4. Deferral Election. Grantee may elect with respect to any or all of the Units to defer delivery of the shares of Stock that would otherwise be due on the original Conversion Date until a designated later time. Any such deferral election and the terms of such deferral must be in compliance with Code Section 409A and Treasury regulations and guidance with respect to such law and any rules and procedures for such payment deferrals as may be established by the Committee.
5. Dividend Equivalents. Grantee shall be entitled to receive cash payments with respect to each Unit equal to any cash dividends and other distributions paid with respect to a share of Stock, provided that if any such dividends or distributions are paid in shares of Stock, the Fair Market Value of such shares of Stock shall be converted into additional restricted stock units, which shall be subject to the same forfeiture restrictions, restrictions on transferability, and conversion terms as apply to the Units with respect to which they were paid.
6. Rights as Stockholder. Grantee shall not have voting or any other rights as a stockholder of the Company with respect to the Units. Upon conversion of the Units into shares of Stock, Grantee will obtain full voting and other rights as a stockholder of the Company.
7. Changes in Capital Structure. In the event a stock dividend is declared upon the Stock, the Units then subject to this Agreement shall be increased proportionately. In the event the Stock shall be changed into or exchanged for a different number or class of shares of stock or securities of the Company or of another company, whether through reorganization, recapitalization, statutory share exchange, reclassification, stock split-up, combination of shares, merger or consolidation, there shall be substituted for each share of Stock then underlying a Unit the number and class of shares into which each outstanding share of Stock shall be so exchanged.
8. Restrictions on Transfer. The Units may not be sold, transferred, exchanged, assigned, pledged, hypothecated or otherwise encumbered to or in favor of any party other than the Company, or be subjected to any lien, obligation or liability of Grantee to any other party other than the Company.
9. No Right of Continued Employment. Nothing in this Agreement shall interfere with or limit in any way the right of the Company or any Subsidiary to terminate Grantee’s employment at any time, nor confer upon Grantee any right to continue in the employ of the Company or any Subsidiary.
10. Payment of Taxes. The Company or any affiliated employer has the authority and the right to deduct or withhold, or require Grantee to remit to the employer, an amount sufficient to satisfy federal, state, and local taxes (including Grantee’s FICA obligation) required by law to be withheld with respect to any taxable event arising as a result of the Units. The withholding requirement may be satisfied, in whole or in part, at the election of the Secretary of the Company, by withholding from the Units shares of Stock having a Fair Market Value on the date of withholding equal to the minimum amount (and not any greater amount) required to be withheld for tax purposes, all in accordance with such procedures as the Secretary establishes. The obligations of the Company under this Agreement will be conditional on such payment or arrangements.

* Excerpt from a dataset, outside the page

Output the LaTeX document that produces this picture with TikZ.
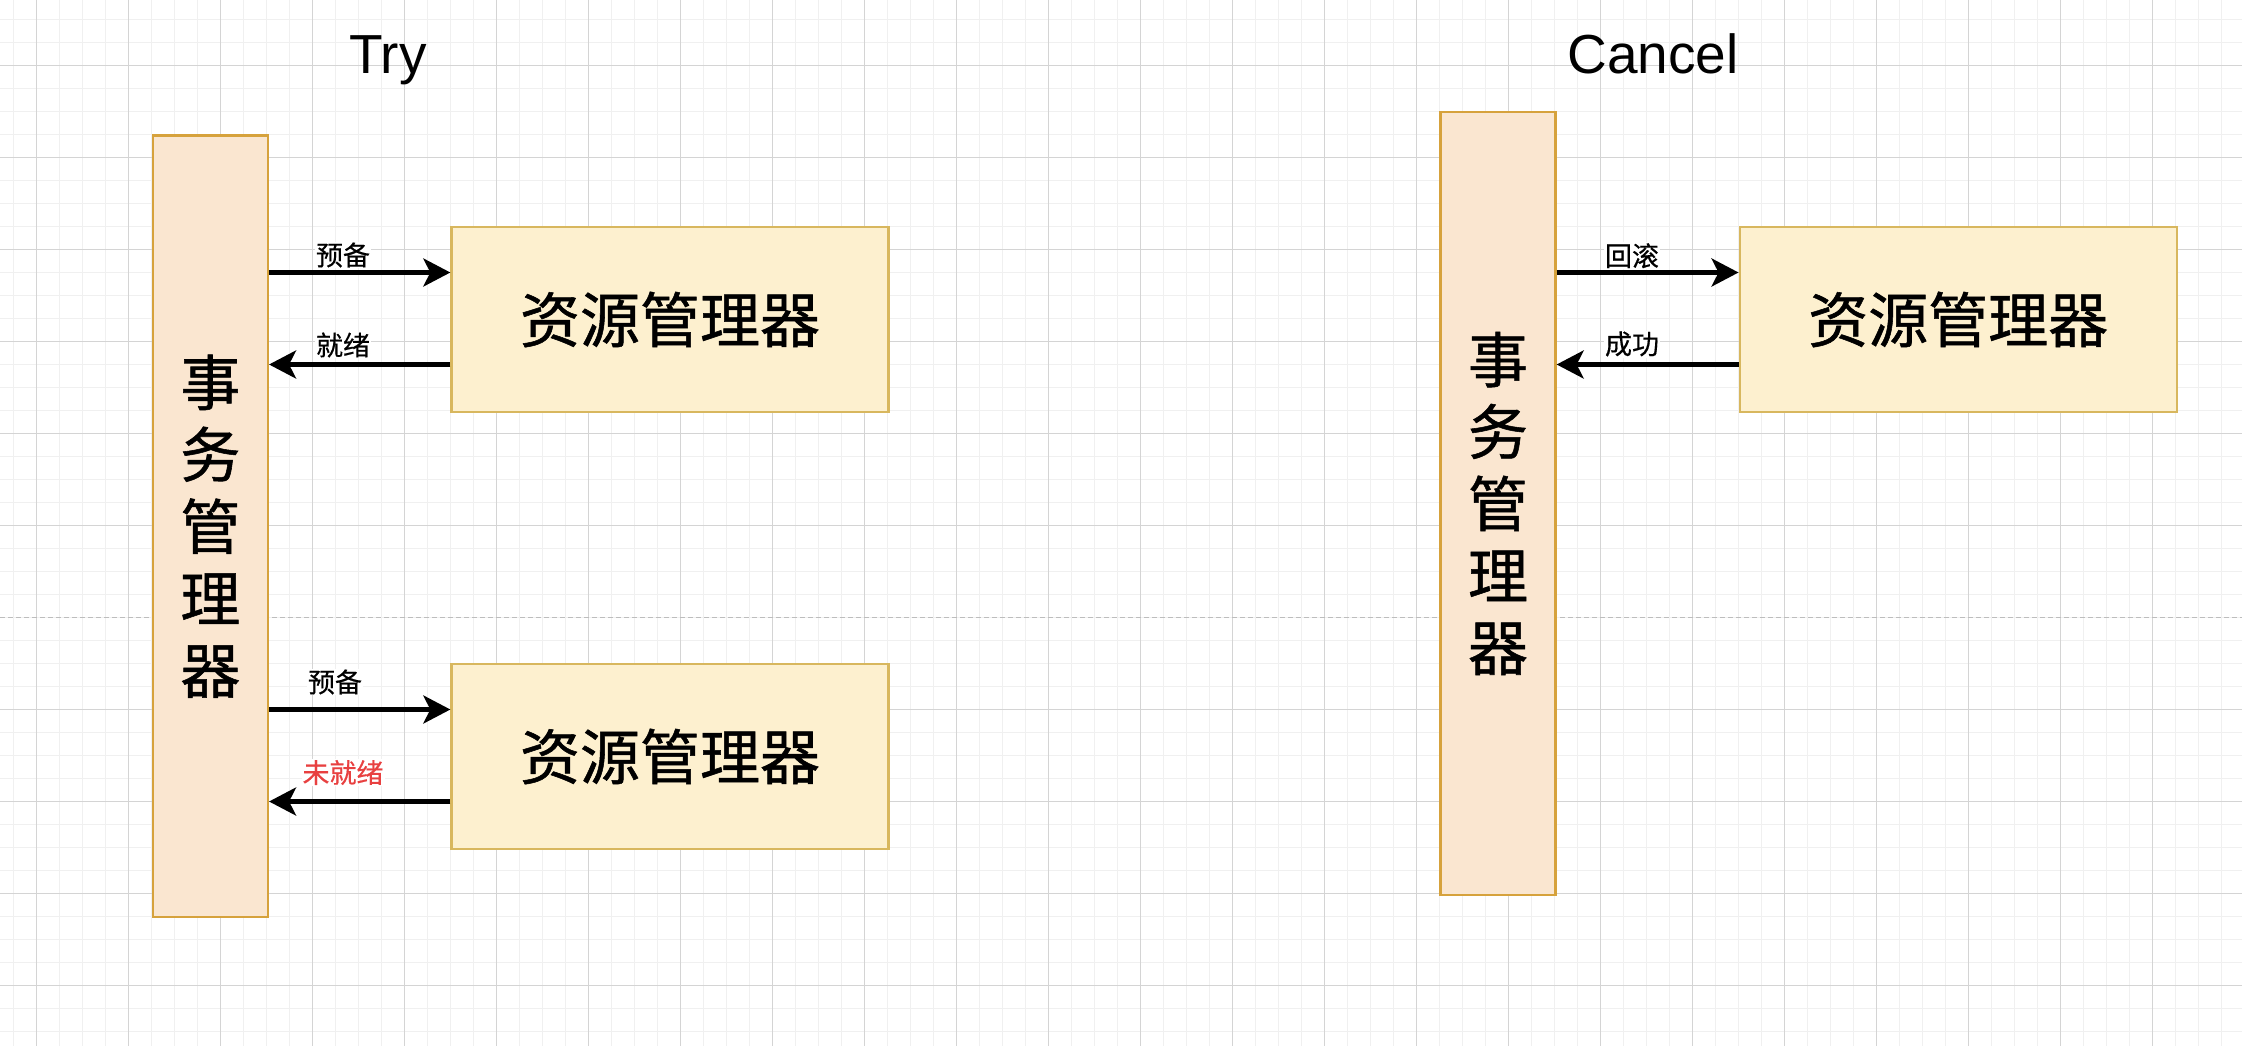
\documentclass[tikz,border=0pt]{standalone}
\usepackage{fontspec}
\setmainfont{Liberation Sans}
\newfontfamily\cjk{Noto Sans CJK SC}[FakeBold=0.9]
\newfontfamily\cjklab{Noto Sans CJK SC}[FakeBold=0.5]
\usetikzlibrary{arrows.meta,calc}
\definecolor{gridminor}{HTML}{F0F0F0}
\definecolor{gridmajor}{HTML}{D4D4D4}
\definecolor{pagebreak}{HTML}{BDBDBD}
\definecolor{tmfill}{HTML}{FAE6D0}
\definecolor{tmdraw}{HTML}{D6A23C}
\definecolor{rmfill}{HTML}{FDF0CF}
\definecolor{rmdraw}{HTML}{D8B75E}
\definecolor{labred}{HTML}{E84040}
\tikzset{
  tmbox/.style={draw=tmdraw, fill=tmfill, line width=2.3pt, inner sep=0pt,
    minimum width=115pt, align=center, font={\cjk\fontsize{60}{72}\selectfont}},
  rmbox/.style={draw=rmdraw, fill=rmfill, line width=2.3pt, inner sep=0pt,
    minimum width=437pt, minimum height=184.4pt, font={\cjk\fontsize{60}{72}\selectfont}},
  arr/.style={line width=4.5pt, -{Stealth[length=27pt,width=28pt,inset=7pt]}},
  lab/.style={font={\cjklab\fontsize{27}{32}\selectfont}, fill=white, inner sep=1pt},
  title/.style={font={\fontsize{55}{66}\selectfont}, anchor=base, inner sep=0pt}
}
\begin{document}
\begin{tikzpicture}[x=1pt,y=-1pt]
\useasboundingbox (0,0) rectangle (2242,1046);
\fill[white] (0,0) rectangle (2242,1046);
% minor grid
\foreach \i in {-1,...,95} \draw[gridminor, line width=1.4pt] (36.2+23*\i,0) -- (36.2+23*\i,1046);
\foreach \j in {-2,...,42} \draw[gridminor, line width=1.4pt] (0,65.3+23*\j) -- (2242,65.3+23*\j);
% major grid
\foreach \i in {0,...,23} \draw[gridmajor, line width=1.3pt] (36.2+92*\i,0) -- (36.2+92*\i,1046);
\foreach \j in {0,...,5,7,8,9,10} \draw[gridmajor, line width=1.3pt] (0,65.3+92*\j) -- (2242,65.3+92*\j);
% page break
\draw[pagebreak, line width=1.3pt, dash pattern=on 5pt off 3pt] (0,617.3) -- (2242,617.3);

% titles
\node[title] (ttry) at (388,74) {Try};
\node[title] (tcancel) at (1653,74) {Cancel};

% boxes
\node[tmbox, minimum height=781.5pt] (tm1) at (210.4,526.3) {事\\务\\管\\理\\器};
\node[rmbox] (rm1) at (670,319.5) {资源管理器};
\node[rmbox] (rm2) at (670,756.5) {资源管理器};
\node[tmbox, minimum height=783pt] (tm2) at (1498,503.5) {事\\务\\管\\理\\器};
\node[rmbox] (rm3) at (1958.2,319.5) {资源管理器};

% labels
\node[lab] (l1) at (343,255) {预备};
\node[lab] (l2) at (343,345) {就绪};
\node[lab] (l3) at (335,682) {预备};
\node[lab, text=labred] (l4) at (343,772.5) {未就绪};
\node[lab] (l5) at (1632,255.7) {回滚};
\node[lab] (l6) at (1632,344) {成功};

% connector anchor points
\coordinate (a1) at ($(rm1.west)+(0,-47)$);
\coordinate (a2) at ($(rm1.west)+(0,45)$);
\coordinate (a3) at ($(rm2.west)+(0,-47)$);
\coordinate (a4) at ($(rm2.west)+(0,45)$);
\coordinate (a5) at ($(rm3.west)+(0,-47)$);
\coordinate (a6) at ($(rm3.west)+(0,45)$);

\draw[arr] (tm1.east |- a1) -- (a1);
\draw[arr] (a2) -- (tm1.east |- a2);
\draw[arr] (tm1.east |- a3) -- (a3);
\draw[arr] (a4) -- (tm1.east |- a4);
\draw[arr] (tm2.east |- a5) -- (a5);
\draw[arr] (a6) -- (tm2.east |- a6);
\end{tikzpicture}
\end{document}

11. Amendment. The Committee may amend, modify or terminate this Agreement without approval of Grantee; provided, however, that such amendment, modification or termination shall not, without Grantee’s consent, reduce or diminish the value of this award determined as if it had been fully vested on the date of such amendment or termination.
12. Plan Controls. The terms contained in the Plan are incorporated into and made a part of this Agreement and this Agreement shall be governed by and construed in accordance with the Plan. In the event of any actual or alleged conflict between the provisions of the Plan and the provisions of this Agreement, the provisions of the Plan shall be controlling and determinative.
13. Spendthrift Clause. The Units are intended to be an unfunded plan of deferred compensation. Grantee will have the status of a general unsecured creditor of the Company with respect to his right to receive Stock upon settlement of the Units. None of the benefits, payments, proceeds or distributions under this Agreement shall be subject to the claim of any creditor of Grantee, or to any legal process by any such creditor, and none of them shall have any right to alienate, commute, anticipate or assign any of the benefits, payments, proceeds or distributions under this Agreement except to the extent expressly provided herein to the contrary.
14. Notice. Notices under this Agreement must be in writing and either personally delivered or sent by registered or certified United States mail, return receipt requested, postage prepaid. Notices to the Company must be addressed to Roper Industries, Inc., 2160 Satellite Boulevard, Suite 200, Duluth, Georgia 30097: Attn: Secretary, or any other address designated by the Company in a written notice to Grantee. Notices to Grantee will be directed to the address of Grantee then currently on file with the Company, or at any other address given by Grantee in a written notice to the Company.